▶ [OBJECTIVE]:
Write out exactly the lines below that run from the one containing "Recreate this image" through the one containing "-90, -100, -110]", both included, with no other lines.

▶ [EXCERPTED RECORDS]:
>> begin

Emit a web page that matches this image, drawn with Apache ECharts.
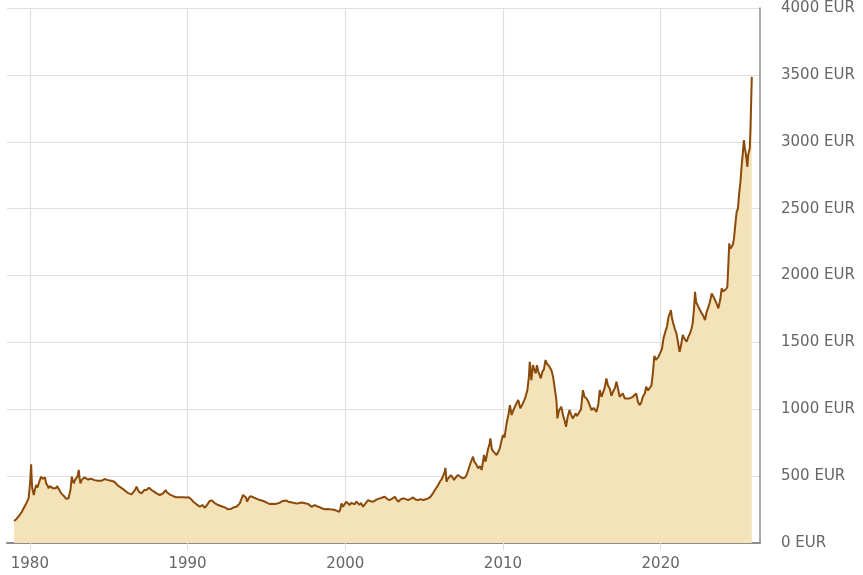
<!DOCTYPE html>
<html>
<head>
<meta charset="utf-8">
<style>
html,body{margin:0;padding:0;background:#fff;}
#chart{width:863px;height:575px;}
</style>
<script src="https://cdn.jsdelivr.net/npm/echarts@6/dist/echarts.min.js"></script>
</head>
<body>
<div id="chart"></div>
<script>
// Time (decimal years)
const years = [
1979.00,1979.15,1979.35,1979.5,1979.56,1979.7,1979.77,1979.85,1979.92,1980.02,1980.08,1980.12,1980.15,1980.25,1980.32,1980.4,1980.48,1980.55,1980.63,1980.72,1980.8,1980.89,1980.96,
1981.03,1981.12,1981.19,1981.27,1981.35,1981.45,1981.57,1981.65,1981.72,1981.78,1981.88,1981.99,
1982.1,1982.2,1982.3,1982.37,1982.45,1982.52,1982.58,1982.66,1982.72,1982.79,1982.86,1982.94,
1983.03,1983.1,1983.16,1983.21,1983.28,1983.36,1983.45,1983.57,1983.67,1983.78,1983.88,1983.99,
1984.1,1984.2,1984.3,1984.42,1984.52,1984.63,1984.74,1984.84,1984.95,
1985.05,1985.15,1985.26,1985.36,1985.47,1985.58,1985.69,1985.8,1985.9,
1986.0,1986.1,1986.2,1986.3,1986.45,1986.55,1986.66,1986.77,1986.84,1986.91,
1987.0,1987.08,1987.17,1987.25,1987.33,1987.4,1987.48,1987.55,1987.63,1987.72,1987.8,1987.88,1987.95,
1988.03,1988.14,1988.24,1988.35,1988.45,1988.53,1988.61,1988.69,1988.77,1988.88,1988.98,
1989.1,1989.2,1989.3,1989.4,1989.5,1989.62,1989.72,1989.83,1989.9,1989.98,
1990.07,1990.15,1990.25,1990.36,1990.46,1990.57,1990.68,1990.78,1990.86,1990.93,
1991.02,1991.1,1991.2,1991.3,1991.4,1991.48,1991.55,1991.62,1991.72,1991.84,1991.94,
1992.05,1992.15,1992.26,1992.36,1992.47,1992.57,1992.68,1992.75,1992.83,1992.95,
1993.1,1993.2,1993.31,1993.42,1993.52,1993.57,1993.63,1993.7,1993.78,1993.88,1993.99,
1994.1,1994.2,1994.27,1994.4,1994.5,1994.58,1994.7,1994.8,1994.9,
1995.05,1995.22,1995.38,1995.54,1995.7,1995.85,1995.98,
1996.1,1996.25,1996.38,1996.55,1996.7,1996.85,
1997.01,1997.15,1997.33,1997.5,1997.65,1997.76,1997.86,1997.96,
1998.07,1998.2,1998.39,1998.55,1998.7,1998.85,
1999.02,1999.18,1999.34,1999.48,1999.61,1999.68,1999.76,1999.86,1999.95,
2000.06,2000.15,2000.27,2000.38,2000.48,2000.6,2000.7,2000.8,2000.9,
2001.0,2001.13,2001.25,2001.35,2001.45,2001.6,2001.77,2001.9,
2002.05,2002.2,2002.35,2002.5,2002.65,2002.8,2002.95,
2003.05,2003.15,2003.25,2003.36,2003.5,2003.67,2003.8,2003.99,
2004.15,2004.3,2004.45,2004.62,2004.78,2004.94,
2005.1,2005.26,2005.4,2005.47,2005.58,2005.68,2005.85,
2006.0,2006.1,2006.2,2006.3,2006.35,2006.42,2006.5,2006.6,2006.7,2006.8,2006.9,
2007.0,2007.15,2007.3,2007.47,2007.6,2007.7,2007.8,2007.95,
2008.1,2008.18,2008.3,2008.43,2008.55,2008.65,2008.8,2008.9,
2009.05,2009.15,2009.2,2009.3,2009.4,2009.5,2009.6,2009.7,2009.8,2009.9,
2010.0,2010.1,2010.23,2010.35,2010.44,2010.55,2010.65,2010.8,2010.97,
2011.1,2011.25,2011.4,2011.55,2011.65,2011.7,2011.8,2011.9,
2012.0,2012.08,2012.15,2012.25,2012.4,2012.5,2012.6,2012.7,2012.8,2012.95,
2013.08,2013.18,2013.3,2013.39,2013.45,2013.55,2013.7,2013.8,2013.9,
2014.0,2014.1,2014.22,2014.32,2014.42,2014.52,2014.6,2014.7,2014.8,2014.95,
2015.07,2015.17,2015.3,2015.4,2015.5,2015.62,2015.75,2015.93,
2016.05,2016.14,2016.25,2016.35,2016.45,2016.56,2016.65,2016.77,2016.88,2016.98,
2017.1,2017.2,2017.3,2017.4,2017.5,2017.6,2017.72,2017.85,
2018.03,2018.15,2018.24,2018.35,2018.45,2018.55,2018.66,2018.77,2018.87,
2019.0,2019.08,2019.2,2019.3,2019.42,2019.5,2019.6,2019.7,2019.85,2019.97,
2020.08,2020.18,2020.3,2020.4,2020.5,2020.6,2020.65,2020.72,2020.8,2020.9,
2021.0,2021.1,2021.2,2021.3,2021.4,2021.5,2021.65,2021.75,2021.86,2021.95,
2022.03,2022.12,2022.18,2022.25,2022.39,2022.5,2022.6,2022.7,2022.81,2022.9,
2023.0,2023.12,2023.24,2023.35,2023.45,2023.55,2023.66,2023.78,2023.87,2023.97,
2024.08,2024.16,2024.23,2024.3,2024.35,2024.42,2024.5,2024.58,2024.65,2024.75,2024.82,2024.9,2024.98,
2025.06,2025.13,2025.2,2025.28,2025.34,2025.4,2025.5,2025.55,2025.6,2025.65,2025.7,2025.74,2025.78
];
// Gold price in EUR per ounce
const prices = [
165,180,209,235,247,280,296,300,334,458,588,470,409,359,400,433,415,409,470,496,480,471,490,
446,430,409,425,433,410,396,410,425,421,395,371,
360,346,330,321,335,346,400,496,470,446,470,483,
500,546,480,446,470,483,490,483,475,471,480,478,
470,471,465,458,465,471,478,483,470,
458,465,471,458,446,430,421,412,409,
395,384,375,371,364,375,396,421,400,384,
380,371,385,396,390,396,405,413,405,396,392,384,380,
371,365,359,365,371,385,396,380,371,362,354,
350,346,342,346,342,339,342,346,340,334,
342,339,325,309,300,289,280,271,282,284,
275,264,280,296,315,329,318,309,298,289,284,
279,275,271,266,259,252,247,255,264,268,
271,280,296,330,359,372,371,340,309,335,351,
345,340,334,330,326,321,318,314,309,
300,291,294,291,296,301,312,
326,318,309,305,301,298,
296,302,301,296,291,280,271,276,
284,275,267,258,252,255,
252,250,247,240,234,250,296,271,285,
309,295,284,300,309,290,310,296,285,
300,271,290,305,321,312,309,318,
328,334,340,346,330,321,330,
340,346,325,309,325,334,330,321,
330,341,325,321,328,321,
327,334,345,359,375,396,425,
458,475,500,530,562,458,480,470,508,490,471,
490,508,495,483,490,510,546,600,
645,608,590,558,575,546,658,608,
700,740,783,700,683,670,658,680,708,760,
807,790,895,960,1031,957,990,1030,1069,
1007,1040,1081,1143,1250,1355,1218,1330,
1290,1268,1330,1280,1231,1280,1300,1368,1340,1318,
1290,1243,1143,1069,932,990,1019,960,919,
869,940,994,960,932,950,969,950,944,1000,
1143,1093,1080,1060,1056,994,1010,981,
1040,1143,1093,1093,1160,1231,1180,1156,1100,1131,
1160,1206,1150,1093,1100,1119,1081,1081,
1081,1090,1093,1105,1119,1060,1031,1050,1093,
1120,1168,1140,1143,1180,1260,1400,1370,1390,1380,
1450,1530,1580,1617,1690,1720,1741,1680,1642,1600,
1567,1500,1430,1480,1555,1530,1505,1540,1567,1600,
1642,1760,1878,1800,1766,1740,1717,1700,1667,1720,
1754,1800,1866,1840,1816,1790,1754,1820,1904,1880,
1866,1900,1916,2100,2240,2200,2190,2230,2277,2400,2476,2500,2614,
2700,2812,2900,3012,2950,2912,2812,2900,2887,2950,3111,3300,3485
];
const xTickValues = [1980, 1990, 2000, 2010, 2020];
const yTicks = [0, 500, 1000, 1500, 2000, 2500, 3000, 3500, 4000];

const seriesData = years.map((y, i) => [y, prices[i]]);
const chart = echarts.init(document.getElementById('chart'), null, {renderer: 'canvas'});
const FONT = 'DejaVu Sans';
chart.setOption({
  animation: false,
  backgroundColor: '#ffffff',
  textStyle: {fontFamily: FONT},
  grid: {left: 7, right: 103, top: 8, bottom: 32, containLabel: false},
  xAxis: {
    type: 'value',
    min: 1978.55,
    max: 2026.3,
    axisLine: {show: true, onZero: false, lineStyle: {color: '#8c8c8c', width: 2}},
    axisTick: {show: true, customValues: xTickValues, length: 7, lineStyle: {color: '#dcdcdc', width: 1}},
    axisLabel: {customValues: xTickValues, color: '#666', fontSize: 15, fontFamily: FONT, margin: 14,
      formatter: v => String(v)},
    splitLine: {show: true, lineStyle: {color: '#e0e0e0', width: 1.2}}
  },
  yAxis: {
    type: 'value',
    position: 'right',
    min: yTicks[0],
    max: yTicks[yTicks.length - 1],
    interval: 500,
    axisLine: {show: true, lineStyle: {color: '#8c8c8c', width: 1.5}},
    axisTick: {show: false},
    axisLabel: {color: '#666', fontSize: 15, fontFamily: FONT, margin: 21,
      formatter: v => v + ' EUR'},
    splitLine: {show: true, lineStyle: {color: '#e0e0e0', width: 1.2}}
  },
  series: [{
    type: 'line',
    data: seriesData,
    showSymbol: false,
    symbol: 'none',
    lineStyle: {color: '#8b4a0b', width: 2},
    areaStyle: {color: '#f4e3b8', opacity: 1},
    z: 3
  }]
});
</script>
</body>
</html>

>> end
>> begin

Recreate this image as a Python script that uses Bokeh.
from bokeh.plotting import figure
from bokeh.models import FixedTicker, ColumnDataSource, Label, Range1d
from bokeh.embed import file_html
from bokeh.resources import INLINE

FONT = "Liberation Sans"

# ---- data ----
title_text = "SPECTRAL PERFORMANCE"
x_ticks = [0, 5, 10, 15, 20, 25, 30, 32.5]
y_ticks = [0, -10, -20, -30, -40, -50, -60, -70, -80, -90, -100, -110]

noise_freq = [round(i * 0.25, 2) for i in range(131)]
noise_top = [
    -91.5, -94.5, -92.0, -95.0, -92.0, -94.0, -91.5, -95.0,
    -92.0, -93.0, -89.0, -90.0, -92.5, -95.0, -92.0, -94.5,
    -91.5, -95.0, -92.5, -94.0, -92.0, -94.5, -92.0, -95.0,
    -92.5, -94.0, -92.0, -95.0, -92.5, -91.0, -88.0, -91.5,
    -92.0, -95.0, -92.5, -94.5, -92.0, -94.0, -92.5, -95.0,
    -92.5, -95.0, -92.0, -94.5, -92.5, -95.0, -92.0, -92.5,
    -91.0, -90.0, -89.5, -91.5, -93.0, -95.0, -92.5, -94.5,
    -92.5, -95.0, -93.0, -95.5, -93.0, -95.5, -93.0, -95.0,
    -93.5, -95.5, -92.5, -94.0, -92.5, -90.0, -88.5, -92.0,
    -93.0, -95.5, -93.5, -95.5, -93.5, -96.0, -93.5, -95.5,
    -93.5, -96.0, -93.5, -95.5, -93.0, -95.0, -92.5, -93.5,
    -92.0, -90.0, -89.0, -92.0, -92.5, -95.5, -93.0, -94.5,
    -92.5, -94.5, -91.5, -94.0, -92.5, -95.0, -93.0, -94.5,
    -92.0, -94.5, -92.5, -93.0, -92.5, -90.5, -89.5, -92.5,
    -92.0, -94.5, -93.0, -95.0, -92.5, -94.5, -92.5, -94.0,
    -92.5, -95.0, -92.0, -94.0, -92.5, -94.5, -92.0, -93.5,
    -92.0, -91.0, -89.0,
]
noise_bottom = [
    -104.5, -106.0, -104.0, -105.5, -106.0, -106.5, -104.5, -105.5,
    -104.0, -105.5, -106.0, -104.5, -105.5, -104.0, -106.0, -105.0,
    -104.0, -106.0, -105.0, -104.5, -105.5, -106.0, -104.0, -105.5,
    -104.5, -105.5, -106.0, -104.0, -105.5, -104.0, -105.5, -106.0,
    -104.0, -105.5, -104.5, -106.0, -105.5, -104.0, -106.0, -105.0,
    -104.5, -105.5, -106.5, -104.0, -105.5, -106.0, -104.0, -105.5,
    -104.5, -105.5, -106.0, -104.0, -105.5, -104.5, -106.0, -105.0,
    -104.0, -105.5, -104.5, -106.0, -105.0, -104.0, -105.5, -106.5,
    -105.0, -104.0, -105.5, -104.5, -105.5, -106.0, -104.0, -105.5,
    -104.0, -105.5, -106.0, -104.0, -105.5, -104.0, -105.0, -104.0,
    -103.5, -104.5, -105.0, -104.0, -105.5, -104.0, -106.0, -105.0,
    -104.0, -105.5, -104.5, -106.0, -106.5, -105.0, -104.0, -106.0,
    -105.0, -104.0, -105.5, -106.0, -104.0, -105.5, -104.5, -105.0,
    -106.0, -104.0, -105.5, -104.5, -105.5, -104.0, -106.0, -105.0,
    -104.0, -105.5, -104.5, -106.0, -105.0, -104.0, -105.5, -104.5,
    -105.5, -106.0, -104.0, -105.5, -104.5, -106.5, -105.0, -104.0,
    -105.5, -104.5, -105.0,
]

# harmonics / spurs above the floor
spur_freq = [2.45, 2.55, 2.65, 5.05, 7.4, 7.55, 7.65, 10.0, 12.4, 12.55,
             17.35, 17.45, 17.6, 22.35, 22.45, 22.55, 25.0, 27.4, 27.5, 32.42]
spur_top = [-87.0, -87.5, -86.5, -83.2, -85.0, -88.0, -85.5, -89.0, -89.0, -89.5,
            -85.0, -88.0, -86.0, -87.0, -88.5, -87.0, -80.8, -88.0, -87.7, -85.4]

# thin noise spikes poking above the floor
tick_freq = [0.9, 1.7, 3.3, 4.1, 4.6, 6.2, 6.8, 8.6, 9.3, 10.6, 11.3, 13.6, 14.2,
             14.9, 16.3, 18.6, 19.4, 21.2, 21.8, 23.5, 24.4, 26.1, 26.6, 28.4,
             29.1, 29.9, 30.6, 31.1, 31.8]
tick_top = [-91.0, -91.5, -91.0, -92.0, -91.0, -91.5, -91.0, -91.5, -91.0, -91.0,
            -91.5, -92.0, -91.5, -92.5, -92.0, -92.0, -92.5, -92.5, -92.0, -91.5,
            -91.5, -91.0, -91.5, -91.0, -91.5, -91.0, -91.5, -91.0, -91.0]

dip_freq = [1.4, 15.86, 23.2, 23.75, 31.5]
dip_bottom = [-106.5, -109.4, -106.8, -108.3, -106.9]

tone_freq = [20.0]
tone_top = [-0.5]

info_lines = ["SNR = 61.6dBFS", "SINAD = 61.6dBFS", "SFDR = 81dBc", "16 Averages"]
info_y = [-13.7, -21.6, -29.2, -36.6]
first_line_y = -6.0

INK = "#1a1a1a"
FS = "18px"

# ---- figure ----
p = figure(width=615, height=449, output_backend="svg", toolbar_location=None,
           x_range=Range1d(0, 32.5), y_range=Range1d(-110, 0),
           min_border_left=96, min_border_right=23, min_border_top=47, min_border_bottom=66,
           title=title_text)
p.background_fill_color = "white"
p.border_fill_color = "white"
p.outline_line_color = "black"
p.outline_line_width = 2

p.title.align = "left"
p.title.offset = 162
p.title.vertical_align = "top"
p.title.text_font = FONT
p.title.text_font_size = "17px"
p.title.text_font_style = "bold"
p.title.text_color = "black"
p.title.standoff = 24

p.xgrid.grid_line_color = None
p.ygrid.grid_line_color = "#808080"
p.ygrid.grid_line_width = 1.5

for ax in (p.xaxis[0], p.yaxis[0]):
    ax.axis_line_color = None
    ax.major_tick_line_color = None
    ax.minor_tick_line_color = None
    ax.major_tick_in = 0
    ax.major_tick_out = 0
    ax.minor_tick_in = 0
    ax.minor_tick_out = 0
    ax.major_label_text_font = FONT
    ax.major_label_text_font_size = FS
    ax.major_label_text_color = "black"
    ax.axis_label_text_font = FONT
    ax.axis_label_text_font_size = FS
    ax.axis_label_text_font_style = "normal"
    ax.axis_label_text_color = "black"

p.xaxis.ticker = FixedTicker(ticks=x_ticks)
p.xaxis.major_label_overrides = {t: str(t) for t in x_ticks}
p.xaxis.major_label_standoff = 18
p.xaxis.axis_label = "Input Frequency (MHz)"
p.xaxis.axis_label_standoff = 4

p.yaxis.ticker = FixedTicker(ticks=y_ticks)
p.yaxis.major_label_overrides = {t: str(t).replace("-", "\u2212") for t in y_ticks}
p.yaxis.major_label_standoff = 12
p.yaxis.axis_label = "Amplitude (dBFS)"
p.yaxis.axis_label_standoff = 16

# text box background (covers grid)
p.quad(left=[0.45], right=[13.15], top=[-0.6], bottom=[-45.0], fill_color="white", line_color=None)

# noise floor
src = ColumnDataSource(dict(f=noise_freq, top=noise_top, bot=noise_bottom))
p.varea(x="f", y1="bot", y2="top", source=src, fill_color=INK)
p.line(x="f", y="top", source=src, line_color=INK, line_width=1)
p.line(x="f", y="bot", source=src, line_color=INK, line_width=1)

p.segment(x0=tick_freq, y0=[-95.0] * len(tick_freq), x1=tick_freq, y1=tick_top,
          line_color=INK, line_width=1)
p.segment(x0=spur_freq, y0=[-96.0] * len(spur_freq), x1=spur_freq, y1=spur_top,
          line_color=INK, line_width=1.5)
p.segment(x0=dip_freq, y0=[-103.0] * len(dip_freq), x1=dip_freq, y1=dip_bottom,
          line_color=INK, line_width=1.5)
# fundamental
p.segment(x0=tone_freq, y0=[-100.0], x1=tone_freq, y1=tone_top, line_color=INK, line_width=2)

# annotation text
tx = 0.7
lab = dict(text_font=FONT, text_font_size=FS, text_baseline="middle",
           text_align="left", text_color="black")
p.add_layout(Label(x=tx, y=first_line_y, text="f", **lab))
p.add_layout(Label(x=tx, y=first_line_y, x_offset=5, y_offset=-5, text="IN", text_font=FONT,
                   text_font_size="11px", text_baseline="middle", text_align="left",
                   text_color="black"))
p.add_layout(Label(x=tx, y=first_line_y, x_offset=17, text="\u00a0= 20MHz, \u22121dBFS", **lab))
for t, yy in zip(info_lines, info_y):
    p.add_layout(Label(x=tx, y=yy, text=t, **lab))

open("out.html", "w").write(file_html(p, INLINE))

>> end

▶ [SOLUTION FOR THIS TASK]:
Recreate this image as a Python script that uses Bokeh.
from bokeh.plotting import figure
from bokeh.models import FixedTicker, ColumnDataSource, Label, Range1d
from bokeh.embed import file_html
from bokeh.resources import INLINE

FONT = "Liberation Sans"

# ---- data ----
title_text = "SPECTRAL PERFORMANCE"
x_ticks = [0, 5, 10, 15, 20, 25, 30, 32.5]
y_ticks = [0, -10, -20, -30, -40, -50, -60, -70, -80, -90, -100, -110]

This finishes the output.